- [Task prompt] Leave out the pictures and copy everything else below exactly.

## Start Recorded information

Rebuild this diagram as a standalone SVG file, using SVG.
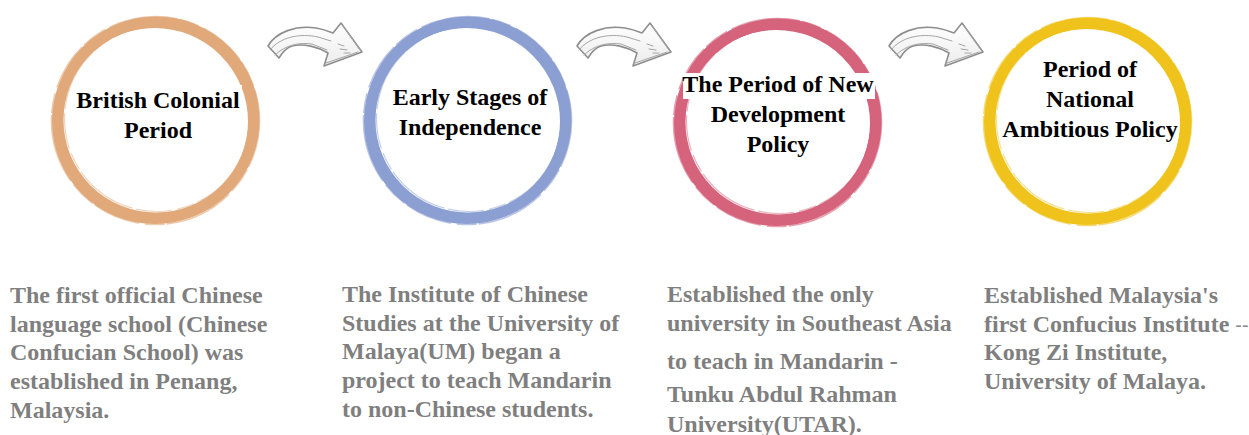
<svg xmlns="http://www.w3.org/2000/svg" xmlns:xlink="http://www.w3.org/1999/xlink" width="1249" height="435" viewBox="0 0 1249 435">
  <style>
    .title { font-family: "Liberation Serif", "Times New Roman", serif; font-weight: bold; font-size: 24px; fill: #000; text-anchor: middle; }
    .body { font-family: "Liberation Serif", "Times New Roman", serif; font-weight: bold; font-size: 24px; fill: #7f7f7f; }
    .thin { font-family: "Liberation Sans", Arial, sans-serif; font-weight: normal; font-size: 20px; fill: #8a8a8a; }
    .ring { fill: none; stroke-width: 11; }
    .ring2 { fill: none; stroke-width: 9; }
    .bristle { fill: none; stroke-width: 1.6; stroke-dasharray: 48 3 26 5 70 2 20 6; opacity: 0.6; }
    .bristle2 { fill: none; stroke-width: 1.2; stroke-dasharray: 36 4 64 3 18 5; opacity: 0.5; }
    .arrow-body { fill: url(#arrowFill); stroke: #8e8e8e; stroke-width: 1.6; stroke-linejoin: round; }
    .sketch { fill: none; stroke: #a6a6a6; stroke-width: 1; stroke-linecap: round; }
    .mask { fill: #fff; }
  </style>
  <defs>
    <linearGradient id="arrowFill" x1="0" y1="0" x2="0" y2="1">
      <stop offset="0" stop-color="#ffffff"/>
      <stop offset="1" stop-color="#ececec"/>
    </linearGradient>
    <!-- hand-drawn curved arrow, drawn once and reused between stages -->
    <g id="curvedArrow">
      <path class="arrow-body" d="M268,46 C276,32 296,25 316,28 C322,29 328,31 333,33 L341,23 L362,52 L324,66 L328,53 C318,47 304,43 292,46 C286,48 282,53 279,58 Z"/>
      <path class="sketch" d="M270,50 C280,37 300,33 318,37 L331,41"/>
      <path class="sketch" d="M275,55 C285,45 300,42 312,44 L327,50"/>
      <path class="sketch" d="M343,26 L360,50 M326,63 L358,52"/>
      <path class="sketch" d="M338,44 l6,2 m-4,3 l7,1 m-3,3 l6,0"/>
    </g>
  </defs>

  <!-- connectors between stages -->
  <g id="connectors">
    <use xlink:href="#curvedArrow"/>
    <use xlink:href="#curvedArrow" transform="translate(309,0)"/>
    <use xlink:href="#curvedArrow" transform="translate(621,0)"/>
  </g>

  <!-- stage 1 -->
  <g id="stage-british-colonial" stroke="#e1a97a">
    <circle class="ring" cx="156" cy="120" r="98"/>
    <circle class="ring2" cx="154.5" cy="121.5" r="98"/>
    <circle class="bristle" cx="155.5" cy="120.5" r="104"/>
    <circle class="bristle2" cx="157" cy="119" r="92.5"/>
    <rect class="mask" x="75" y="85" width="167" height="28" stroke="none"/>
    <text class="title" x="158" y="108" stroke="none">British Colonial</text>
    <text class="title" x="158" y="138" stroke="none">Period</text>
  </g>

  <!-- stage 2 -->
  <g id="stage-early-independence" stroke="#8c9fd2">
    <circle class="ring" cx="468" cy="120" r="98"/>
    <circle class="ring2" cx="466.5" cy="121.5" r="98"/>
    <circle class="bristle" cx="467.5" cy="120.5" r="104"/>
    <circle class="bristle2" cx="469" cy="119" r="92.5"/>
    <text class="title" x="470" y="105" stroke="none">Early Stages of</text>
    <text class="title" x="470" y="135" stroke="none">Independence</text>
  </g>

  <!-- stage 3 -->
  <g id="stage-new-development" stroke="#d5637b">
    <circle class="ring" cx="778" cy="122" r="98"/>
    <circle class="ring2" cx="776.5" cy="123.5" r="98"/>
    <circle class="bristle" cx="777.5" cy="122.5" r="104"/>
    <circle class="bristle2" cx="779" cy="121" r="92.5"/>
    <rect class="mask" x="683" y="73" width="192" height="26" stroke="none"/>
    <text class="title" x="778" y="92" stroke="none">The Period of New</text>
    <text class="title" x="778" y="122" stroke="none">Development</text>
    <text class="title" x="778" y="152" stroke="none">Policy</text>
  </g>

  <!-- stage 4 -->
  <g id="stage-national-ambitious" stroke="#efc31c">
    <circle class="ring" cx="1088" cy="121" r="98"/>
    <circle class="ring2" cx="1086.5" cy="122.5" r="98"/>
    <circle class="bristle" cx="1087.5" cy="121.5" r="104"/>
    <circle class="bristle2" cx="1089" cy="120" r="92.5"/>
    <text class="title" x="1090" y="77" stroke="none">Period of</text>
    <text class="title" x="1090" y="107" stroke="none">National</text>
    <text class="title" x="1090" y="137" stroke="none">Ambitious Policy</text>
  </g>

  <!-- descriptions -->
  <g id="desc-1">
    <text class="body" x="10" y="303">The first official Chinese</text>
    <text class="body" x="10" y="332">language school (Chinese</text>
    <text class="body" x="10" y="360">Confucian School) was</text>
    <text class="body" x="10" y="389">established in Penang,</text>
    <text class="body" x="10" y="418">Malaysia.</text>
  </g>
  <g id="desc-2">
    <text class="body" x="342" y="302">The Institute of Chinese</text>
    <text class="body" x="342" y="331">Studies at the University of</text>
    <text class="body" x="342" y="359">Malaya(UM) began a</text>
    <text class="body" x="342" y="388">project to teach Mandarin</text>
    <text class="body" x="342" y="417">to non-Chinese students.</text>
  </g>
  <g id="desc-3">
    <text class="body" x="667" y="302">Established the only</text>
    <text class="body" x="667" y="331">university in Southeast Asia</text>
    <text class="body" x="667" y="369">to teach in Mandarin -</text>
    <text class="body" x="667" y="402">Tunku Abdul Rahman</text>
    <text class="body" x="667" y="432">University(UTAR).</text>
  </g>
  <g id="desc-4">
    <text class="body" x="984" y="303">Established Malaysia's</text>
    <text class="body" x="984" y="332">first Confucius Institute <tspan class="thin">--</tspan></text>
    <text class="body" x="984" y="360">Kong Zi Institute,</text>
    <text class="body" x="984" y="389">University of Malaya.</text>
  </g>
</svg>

## End Recorded information

- [Full output]
Rebuild this diagram as a standalone SVG file, using SVG.
<svg xmlns="http://www.w3.org/2000/svg" xmlns:xlink="http://www.w3.org/1999/xlink" width="1249" height="435" viewBox="0 0 1249 435">
  <style>
    .title { font-family: "Liberation Serif", "Times New Roman", serif; font-weight: bold; font-size: 24px; fill: #000; text-anchor: middle; }
    .body { font-family: "Liberation Serif", "Times New Roman", serif; font-weight: bold; font-size: 24px; fill: #7f7f7f; }
    .thin { font-family: "Liberation Sans", Arial, sans-serif; font-weight: normal; font-size: 20px; fill: #8a8a8a; }
    .ring { fill: none; stroke-width: 11; }
    .ring2 { fill: none; stroke-width: 9; }
    .bristle { fill: none; stroke-width: 1.6; stroke-dasharray: 48 3 26 5 70 2 20 6; opacity: 0.6; }
    .bristle2 { fill: none; stroke-width: 1.2; stroke-dasharray: 36 4 64 3 18 5; opacity: 0.5; }
    .arrow-body { fill: url(#arrowFill); stroke: #8e8e8e; stroke-width: 1.6; stroke-linejoin: round; }
    .sketch { fill: none; stroke: #a6a6a6; stroke-width: 1; stroke-linecap: round; }
    .mask { fill: #fff; }
  </style>
  <defs>
    <linearGradient id="arrowFill" x1="0" y1="0" x2="0" y2="1">
      <stop offset="0" stop-color="#ffffff"/>
      <stop offset="1" stop-color="#ececec"/>
    </linearGradient>
    <!-- hand-drawn curved arrow, drawn once and reused between stages -->
    <g id="curvedArrow">
      <path class="arrow-body" d="M268,46 C276,32 296,25 316,28 C322,29 328,31 333,33 L341,23 L362,52 L324,66 L328,53 C318,47 304,43 292,46 C286,48 282,53 279,58 Z"/>
      <path class="sketch" d="M270,50 C280,37 300,33 318,37 L331,41"/>
      <path class="sketch" d="M275,55 C285,45 300,42 312,44 L327,50"/>
      <path class="sketch" d="M343,26 L360,50 M326,63 L358,52"/>
      <path class="sketch" d="M338,44 l6,2 m-4,3 l7,1 m-3,3 l6,0"/>
    </g>
  </defs>

  <!-- connectors between stages -->
  <g id="connectors">
    <use xlink:href="#curvedArrow"/>
    <use xlink:href="#curvedArrow" transform="translate(309,0)"/>
    <use xlink:href="#curvedArrow" transform="translate(621,0)"/>
  </g>

  <!-- stage 1 -->
  <g id="stage-british-colonial" stroke="#e1a97a">
    <circle class="ring" cx="156" cy="120" r="98"/>
    <circle class="ring2" cx="154.5" cy="121.5" r="98"/>
    <circle class="bristle" cx="155.5" cy="120.5" r="104"/>
    <circle class="bristle2" cx="157" cy="119" r="92.5"/>
    <rect class="mask" x="75" y="85" width="167" height="28" stroke="none"/>
    <text class="title" x="158" y="108" stroke="none">British Colonial</text>
    <text class="title" x="158" y="138" stroke="none">Period</text>
  </g>

  <!-- stage 2 -->
  <g id="stage-early-independence" stroke="#8c9fd2">
    <circle class="ring" cx="468" cy="120" r="98"/>
    <circle class="ring2" cx="466.5" cy="121.5" r="98"/>
    <circle class="bristle" cx="467.5" cy="120.5" r="104"/>
    <circle class="bristle2" cx="469" cy="119" r="92.5"/>
    <text class="title" x="470" y="105" stroke="none">Early Stages of</text>
    <text class="title" x="470" y="135" stroke="none">Independence</text>
  </g>

  <!-- stage 3 -->
  <g id="stage-new-development" stroke="#d5637b">
    <circle class="ring" cx="778" cy="122" r="98"/>
    <circle class="ring2" cx="776.5" cy="123.5" r="98"/>
    <circle class="bristle" cx="777.5" cy="122.5" r="104"/>
    <circle class="bristle2" cx="779" cy="121" r="92.5"/>
    <rect class="mask" x="683" y="73" width="192" height="26" stroke="none"/>
    <text class="title" x="778" y="92" stroke="none">The Period of New</text>
    <text class="title" x="778" y="122" stroke="none">Development</text>
    <text class="title" x="778" y="152" stroke="none">Policy</text>
  </g>

  <!-- stage 4 -->
  <g id="stage-national-ambitious" stroke="#efc31c">
    <circle class="ring" cx="1088" cy="121" r="98"/>
    <circle class="ring2" cx="1086.5" cy="122.5" r="98"/>
    <circle class="bristle" cx="1087.5" cy="121.5" r="104"/>
    <circle class="bristle2" cx="1089" cy="120" r="92.5"/>
    <text class="title" x="1090" y="77" stroke="none">Period of</text>
    <text class="title" x="1090" y="107" stroke="none">National</text>
    <text class="title" x="1090" y="137" stroke="none">Ambitious Policy</text>
  </g>

  <!-- descriptions -->
  <g id="desc-1">
    <text class="body" x="10" y="303">The first official Chinese</text>
    <text class="body" x="10" y="332">language school (Chinese</text>
    <text class="body" x="10" y="360">Confucian School) was</text>
    <text class="body" x="10" y="389">established in Penang,</text>
    <text class="body" x="10" y="418">Malaysia.</text>
  </g>
  <g id="desc-2">
    <text class="body" x="342" y="302">The Institute of Chinese</text>
    <text class="body" x="342" y="331">Studies at the University of</text>
    <text class="body" x="342" y="359">Malaya(UM) began a</text>
    <text class="body" x="342" y="388">project to teach Mandarin</text>
    <text class="body" x="342" y="417">to non-Chinese students.</text>
  </g>
  <g id="desc-3">
    <text class="body" x="667" y="302">Established the only</text>
    <text class="body" x="667" y="331">university in Southeast Asia</text>
    <text class="body" x="667" y="369">to teach in Mandarin -</text>
    <text class="body" x="667" y="402">Tunku Abdul Rahman</text>
    <text class="body" x="667" y="432">University(UTAR).</text>
  </g>
  <g id="desc-4">
    <text class="body" x="984" y="303">Established Malaysia's</text>
    <text class="body" x="984" y="332">first Confucius Institute <tspan class="thin">--</tspan></text>
    <text class="body" x="984" y="360">Kong Zi Institute,</text>
    <text class="body" x="984" y="389">University of Malaya.</text>
  </g>
</svg>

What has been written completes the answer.